DEV Community

Cover image for 5 Powerful Java Stream Processing Libraries for Real-Time Data Analysis
Nithin Bharadwaj
Nithin Bharadwaj

Posted on

5 Powerful Java Stream Processing Libraries for Real-Time Data Analysis

As a best-selling author, I invite you to explore my books on Amazon. Don't forget to follow me on Medium and show your support. Thank you! Your support means the world!

Java data streaming has revolutionized how we process real-time information. As systems grow increasingly complex and data volumes expand, the need for efficient streaming solutions becomes critical. I've worked extensively with these technologies and will share insights on five powerful Java libraries that excel at real-time processing.

Apache Kafka Streams

Kafka Streams provides a client library for building real-time applications and microservices. I've found its strength lies in its tight integration with Apache Kafka and relatively simple API.

The library offers powerful abstractions for stateful and stateless transformations. What makes it particularly valuable is the exactly-once processing semantics, ensuring each record affects the output stream exactly one time.

Properties props = new Properties();
props.put(StreamsConfig.APPLICATION_ID_CONFIG, "streams-wordcount");
props.put(StreamsConfig.BOOTSTRAP_SERVERS_CONFIG, "localhost:9092");
props.put(StreamsConfig.DEFAULT_KEY_SERDE_CLASS_CONFIG, Serdes.String().getClass());
props.put(StreamsConfig.DEFAULT_VALUE_SERDE_CLASS_CONFIG, Serdes.String().getClass());

StreamsBuilder builder = new StreamsBuilder();
KStream<String, String> textLines = builder.stream("text-input-topic");

KTable<String, Long> wordCounts = textLines
    .flatMapValues(value -> Arrays.asList(value.toLowerCase().split("\\W+")))
    .groupBy((key, word) -> word)
    .count();

wordCounts.toStream().to("word-count-output", Produced.with(Serdes.String(), Serdes.Long()));

KafkaStreams streams = new KafkaStreams(builder.build(), props);
streams.start();
Enter fullscreen mode Exit fullscreen mode

This code demonstrates a classic word count application. The API feels intuitive – we define transformations that convert input streams into output streams. Behind the scenes, Kafka Streams handles distribution, fault-tolerance, and scalability.
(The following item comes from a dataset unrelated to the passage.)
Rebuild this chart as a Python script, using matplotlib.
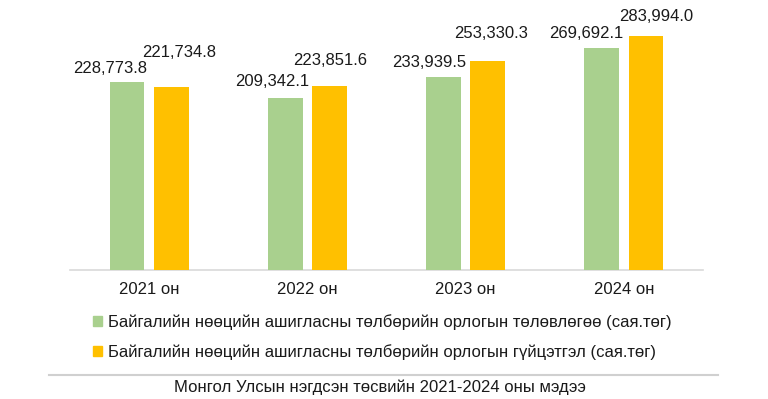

For state management, Kafka Streams provides built-in state stores that can be persistent or in-memory. These stores allow maintaining aggregations and supporting joins effectively.

Apache Flink

When working with event time processing, I've often turned to Apache Flink. This framework excels at handling data streams with precise time semantics, making it ideal for applications where the timing of events matters.

Flink's event time processing capabilities include watermarks for managing late-arriving data. This feature proves invaluable when processing data that might arrive out of order.

StreamExecutionEnvironment env = StreamExecutionEnvironment.getExecutionEnvironment();
env.setStreamTimeCharacteristic(TimeCharacteristic.EventTime);

DataStream<SensorReading> readings = env.addSource(new SensorSource())
    .assignTimestampsAndWatermarks(
        WatermarkStrategy
            .<SensorReading>forBoundedOutOfOrderness(Duration.ofSeconds(5))
            .withTimestampAssigner((event, timestamp) -> event.getTimestamp())
    );

readings
    .keyBy(SensorReading::getSensorId)
    .window(TumblingEventTimeWindows.of(Time.seconds(10)))
    .aggregate(new AverageAggregate())
    .print();

env.execute("Sensor Monitoring");
Enter fullscreen mode Exit fullscreen mode

This example demonstrates processing sensor readings with event time windows. Flink automatically handles late data and ensures accurate window computation.

Flink provides robust fault tolerance through distributed snapshots (checkpoints). The system can recover from failures by restoring computation from these snapshots, ensuring exactly-once semantics even after failures.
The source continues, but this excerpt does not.